University Computing Systems

System Documentation - Operator Initiated Shutdown of servers in ITC 5302/4320

General Information

Due to continued air conditioning problems in both ITC machines rooms, the need
has risen for operator initiated shutdowns. In the event that an AC unit fails
and ambient temperature climbs, an IST Operator would begin an orderly shutdown
of systems via SCRAM.

SCRAM is a captive menu program which allows the operator to initiate a shutdown
of systems in an orderly fashion. SCRAM invokes a backend script via restricted
SSH keys to initiate the shutdown, so there is no need for an operator to have
direct access to a host system. The SCRAM backend script is housed on each host
in /root/.ssh (for Linux) and /.ssh (for solaris).

Currently, there are several groups with which systems can belong. The group a
system is in determines the order in which it is to be powered down. At present,
systems are to be powered down in the following order :

HPC, includes all High Performance Compute Clusters, hydra, cappl, kong, etc.

CORE, includes systems which provide core services such as AFS file and DB servers.

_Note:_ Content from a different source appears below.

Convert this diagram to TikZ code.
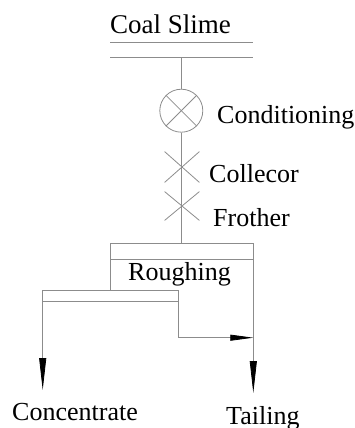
\documentclass[tikz,border=0pt]{standalone}
\usepackage{fontspec}
\setmainfont{Liberation Serif}
\usetikzlibrary{arrows.meta,shapes.misc}

\begin{document}
\begin{tikzpicture}
[x=1pt,y=-1pt,
  flowLine/.style={draw=black!45,line width=0.8pt},%
  tagText/.style={anchor=base west,inner sep=0pt,font=\fontsize{26}{30}\selectfont},%
  crossMark/.style={cross out,draw=black!45,line width=0.8pt,minimum width=34pt,minimum height=30pt,inner sep=0pt},%
  longHead/.style={-{Triangle[length=32pt,width=7pt,color=black]}},%
  shortHead/.style={-{Triangle[length=23pt,width=6pt,color=black]}}]
\useasboundingbox (0,0) rectangle (355,428);
%% points of the bars and flows
\foreach \pname/\x/\y in {feedAL/110/42.7, feedAR/253/42.7, feedBL/110/57.7, feedBR/253/57.7,
  feedOut/181.3/57.7, roughIn/181.3/243.3, roughAL/110.7/243.3, roughAR/253.3/243.3,
  roughBL/110.7/259.3, roughBR/253.3/259.3, roughOut/110.7/290,
  concAL/42.7/290, concAR/178.3/290, concBL/42.7/301.7, concBR/178.3/301.7,
  concTip/42.7/390, concTurn/178.3/337.7, tailJoin/253.3/337.7, tailTip/253.3/393}
{
  \coordinate (\pname) at (\x,\y);
}
%% units
\node (cond) at (181.3,110.7) [circle,flowLine,minimum size=43pt,inner sep=0pt] {};
\node (coll) at (182,167) [crossMark] {};
\node (froth) at (182,206) [crossMark,minimum height=28pt] {};
%% texts
\node (coalText) at (110,33.3) [tagText,font=\fontsize{27}{32}\selectfont] {Coal Slime};
\node (condText) at (217,123.5) [tagText] {Conditioning};
\node (collText) at (209,182.5) [tagText] {Collecor};
\node (frothText) at (213,226.7) [tagText] {Frother};
\node (roughText) at (128,280) [tagText] {Roughing};
\node (concText) at (12,420) [tagText] {Concentrate};
\node (tailText) at (226,424) [tagText] {Tailing};
%% lines
\draw[flowLine] (cond.north west) -- (cond.south east);
\draw[flowLine] (cond.north east) -- (cond.south west);
\path[flowLine]
\foreach \startnode/\endnode in {feedAL/feedAR, feedBL/feedBR, feedOut/cond, cond/roughIn,
  roughAL/roughAR, roughBL/roughBR, roughAL/roughOut, concAL/concAR, concBL/concBR}
{
  (\startnode) edge (\endnode)
};
\draw[flowLine,longHead] (concAL) -- (concTip);
\draw[flowLine,longHead] (roughAR) -- (tailTip);
\draw[flowLine,shortHead] (concAR) -- (concTurn) -- (tailJoin);
\end{tikzpicture}
\end{document}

Additional groups are expected to be added which would be powered down after HPC, but
before CORE. These additional groups and the systems which will belong to them have
yet to be defined.

shut down of HPC clusters

All systems with the exception of HPC clusters can be shutdown via their
standard shutdown scripts, e.g., ’/usr/sbin/shutdown’ on Solaris
and ’/sbin/poweroff’ on Linux.

HPC clusters should be shutdown via ’/admin/cluster.shutdown.sh’
which is in place on all HPC clusters. This script initiates a shutdown of the
clusters compute nodes then shuts down the master, which ensures the cluster
is brought down clean. The cluster shutdown script is called via the SCRAM backend script
when a SCRAM shutdown is invoked by the operator.

Last updated: 5/23/2007